Dan Cleary. During his poetry set, Daniel Cleary shared his wisdom with poems which captured moments in time using clear, not too fancy language. His visions were very poignant, such as his attempt to save a "princess floating on the air of indecision." His art is one of subtlety delivered with a special grace. Within the subtleties are wonderful vantage points creating striking images in the mind's eye, such as how he turns "it upside down" in his poem about youth, "The Tree Climbers." Even though his Chicago jazz poem was accompanied by the fingersnapping of a white boy, the awesome language was filled with "rumbling traffic slow and fleet." Cleary is one of the few poets I know who can effectively pull off rhyme schemes without sounding stupid. He also is the master of the short, concise poem, as in the one about how a car alarm makes him feel like using a sledgehammer. It was a delight to hear some of the classics from his book, The Green Ribbon. But let's not just ignore the fact that Cleary stutters his esses and effs when he reads, leaving us in suspense before he shows us a "solitary streetlamp." Dan Cleary has the ability to turn his way of speaking into a feat of magic, as he stands poised, reading from the page; as if waiting for "one tiny bit of sense" we sit on the edge of our seat as he struggles through--then suddenly: "in the air we felt a stirring change of mood." And the hint of any stutter vanishes as his singing voice appears from his heart straight out of his wide open mouth.

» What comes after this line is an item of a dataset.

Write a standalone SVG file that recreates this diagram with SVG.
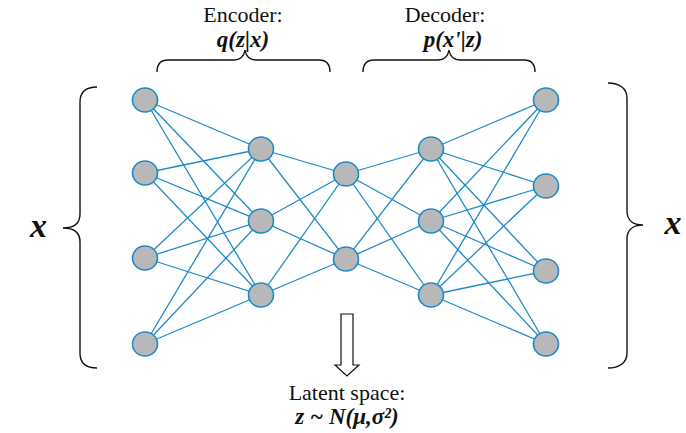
<svg xmlns="http://www.w3.org/2000/svg" width="686" height="433" viewBox="0 0 686 433">
  <style>
    .edge { stroke: #1f8ac8; stroke-width: 1.3; fill: none; }
    .node { fill: #b8b8b8; stroke: #1f8ac8; stroke-width: 1.6; }
    .brace { fill: none; stroke: #111; stroke-width: 1.4; }
    text { fill: #111; text-anchor: middle; }
    .label { font-size: 22px; }
    .math { font-size: 23px; font-weight: bold; font-style: italic; }
    .big { font-size: 34px; font-weight: bold; font-style: italic; }
  </style>

  <!-- fully connected layers -->
  <g id="connectors">
    <!-- input -> hidden 1 -->
    <line class="edge" x1="145" y1="100" x2="261" y2="149"/>
    <line class="edge" x1="145" y1="100" x2="261" y2="221"/>
    <line class="edge" x1="145" y1="100" x2="261" y2="295"/>
    <line class="edge" x1="145" y1="173" x2="261" y2="149"/>
    <line class="edge" x1="145" y1="173" x2="261" y2="221"/>
    <line class="edge" x1="145" y1="173" x2="261" y2="295"/>
    <line class="edge" x1="145" y1="258" x2="261" y2="149"/>
    <line class="edge" x1="145" y1="258" x2="261" y2="221"/>
    <line class="edge" x1="145" y1="258" x2="261" y2="295"/>
    <line class="edge" x1="145" y1="344" x2="261" y2="149"/>
    <line class="edge" x1="145" y1="344" x2="261" y2="221"/>
    <line class="edge" x1="145" y1="344" x2="261" y2="295"/>
    <!-- hidden 1 -> latent -->
    <line class="edge" x1="261" y1="149" x2="346" y2="174"/>
    <line class="edge" x1="261" y1="149" x2="346" y2="259"/>
    <line class="edge" x1="261" y1="221" x2="346" y2="174"/>
    <line class="edge" x1="261" y1="221" x2="346" y2="259"/>
    <line class="edge" x1="261" y1="295" x2="346" y2="174"/>
    <line class="edge" x1="261" y1="295" x2="346" y2="259"/>
    <!-- latent -> hidden 2 -->
    <line class="edge" x1="346" y1="174" x2="431" y2="149"/>
    <line class="edge" x1="346" y1="174" x2="431" y2="221"/>
    <line class="edge" x1="346" y1="174" x2="431" y2="295"/>
    <line class="edge" x1="346" y1="259" x2="431" y2="149"/>
    <line class="edge" x1="346" y1="259" x2="431" y2="221"/>
    <line class="edge" x1="346" y1="259" x2="431" y2="295"/>
    <!-- hidden 2 -> output -->
    <line class="edge" x1="431" y1="149" x2="546" y2="100"/>
    <line class="edge" x1="431" y1="149" x2="546" y2="186"/>
    <line class="edge" x1="431" y1="149" x2="546" y2="271"/>
    <line class="edge" x1="431" y1="149" x2="546" y2="344"/>
    <line class="edge" x1="431" y1="221" x2="546" y2="100"/>
    <line class="edge" x1="431" y1="221" x2="546" y2="186"/>
    <line class="edge" x1="431" y1="221" x2="546" y2="271"/>
    <line class="edge" x1="431" y1="221" x2="546" y2="344"/>
    <line class="edge" x1="431" y1="295" x2="546" y2="100"/>
    <line class="edge" x1="431" y1="295" x2="546" y2="186"/>
    <line class="edge" x1="431" y1="295" x2="546" y2="271"/>
    <line class="edge" x1="431" y1="295" x2="546" y2="344"/>
  </g>

  <!-- input layer -->
  <g id="in1"><ellipse class="node" cx="145" cy="100" rx="12.5" ry="12"/></g>
  <g id="in2"><ellipse class="node" cx="145" cy="173" rx="12.5" ry="12"/></g>
  <g id="in3"><ellipse class="node" cx="145" cy="258" rx="12.5" ry="12"/></g>
  <g id="in4"><ellipse class="node" cx="145" cy="344" rx="12.5" ry="12"/></g>
  <!-- encoder hidden layer -->
  <g id="enc1"><ellipse class="node" cx="261" cy="149" rx="12.5" ry="12"/></g>
  <g id="enc2"><ellipse class="node" cx="261" cy="221" rx="12.5" ry="12"/></g>
  <g id="enc3"><ellipse class="node" cx="261" cy="295" rx="12.5" ry="12"/></g>
  <!-- latent layer -->
  <g id="lat1"><ellipse class="node" cx="346" cy="174" rx="12.5" ry="12"/></g>
  <g id="lat2"><ellipse class="node" cx="346" cy="259" rx="12.5" ry="12"/></g>
  <!-- decoder hidden layer -->
  <g id="dec1"><ellipse class="node" cx="431" cy="149" rx="12.5" ry="12"/></g>
  <g id="dec2"><ellipse class="node" cx="431" cy="221" rx="12.5" ry="12"/></g>
  <g id="dec3"><ellipse class="node" cx="431" cy="295" rx="12.5" ry="12"/></g>
  <!-- output layer -->
  <g id="out1"><ellipse class="node" cx="546" cy="100" rx="12.5" ry="12"/></g>
  <g id="out2"><ellipse class="node" cx="546" cy="186" rx="12.5" ry="12"/></g>
  <g id="out3"><ellipse class="node" cx="546" cy="271" rx="12.5" ry="12"/></g>
  <g id="out4"><ellipse class="node" cx="546" cy="344" rx="12.5" ry="12"/></g>

  <g font-family="Liberation Serif, Times New Roman, serif">
    <!-- encoder label and brace -->
    <g id="encoder-label">
      <text class="label" x="243" y="22">Encoder:</text>
      <text class="math" x="243" y="47">q(z|x)</text>
      <path class="brace" d="M157,72 C157,64 160,60 168,60 L234,60 C241,60 244,56 245,50 C246,56 249,60 256,60 L319,60 C327,60 330,64 330,72"/>
    </g>

    <!-- decoder label and brace -->
    <g id="decoder-label">
      <text class="label" x="445" y="22">Decoder:</text>
      <text class="math" x="453" y="47">p(x'|z)</text>
      <path class="brace" d="M363,72 C363,64 366,60 374,60 L438,60 C445,60 448,56 449,50 C450,56 453,60 460,60 L524,60 C532,60 535,64 535,72"/>
    </g>

    <!-- input brace -->
    <g id="input-label">
      <path class="brace" d="M97,87 C86,87 80,92 80,102 L80,214 C80,223 74,228 63,228 C74,228 80,233 80,242 L80,353 C80,363 86,368 97,368"/>
      <text class="big" x="38.5" y="237">x</text>
    </g>

    <!-- output brace -->
    <g id="output-label">
      <path class="brace" d="M608,83 C619,83 627,88 627,98 L627,211 C627,220 633,225 643,225 C633,225 627,230 627,239 L627,353 C627,363 619,368 608,368"/>
      <text class="big" x="673" y="234">x</text>
    </g>

    <!-- latent space arrow and label -->
    <g id="latent-label">
      <polygon points="341,314 353,314 353,365 359,365 347,376 335,365 341,365" fill="#fff" stroke="#111" stroke-width="1.2"/>
      <text class="label" x="347" y="400">Latent space:</text>
      <text class="math" x="347" y="424">z ~ N(μ,σ²)</text>
    </g>
  </g>
</svg>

Dan Pearson. Dan Pearson, getting off to an awkward start (as Effie interrupted him as her friends showed up), and reading from a manilla envelope, was as totally whacky as his eyebrows, like a "penguin of death." Pearson has a smell for humor. His witty lines were well timed and nonsensical, at times spawning laughter, also at times missing the mark, as in "Ten Rules For The Novice Writer" (most of them having to do with a duck). Just when I thought I knew what the hell he was talking about, he threw in a live grenade. His poetry even has its own imaginary venue, "The Borderline Psychotic Café," where the "prices on the menu change six times before desert." And despite Cleary yammering away in the background and Godston taking off before Pearson's set began (don't the three Dans like each other?) and a beeping cell phone, Pearson's epic poem, which included the titles of every Alfred Hitchcock movie ever made, was a true gem, prompting laughter from even those at a distance, and leaving us "in suspense" as he searched for the lost second page to it, allowing a chance for the audience to heckle in delight, making his set all the more intimate. Dan Pearson's poetry set was fun.

After that, well, the booze got cracked open and a giant crowd partied until who knows what time. And I found out what was behind that big, sliding iron door. You want to know what it was? I bet you do. I'll never tell. I'm no gossip you know.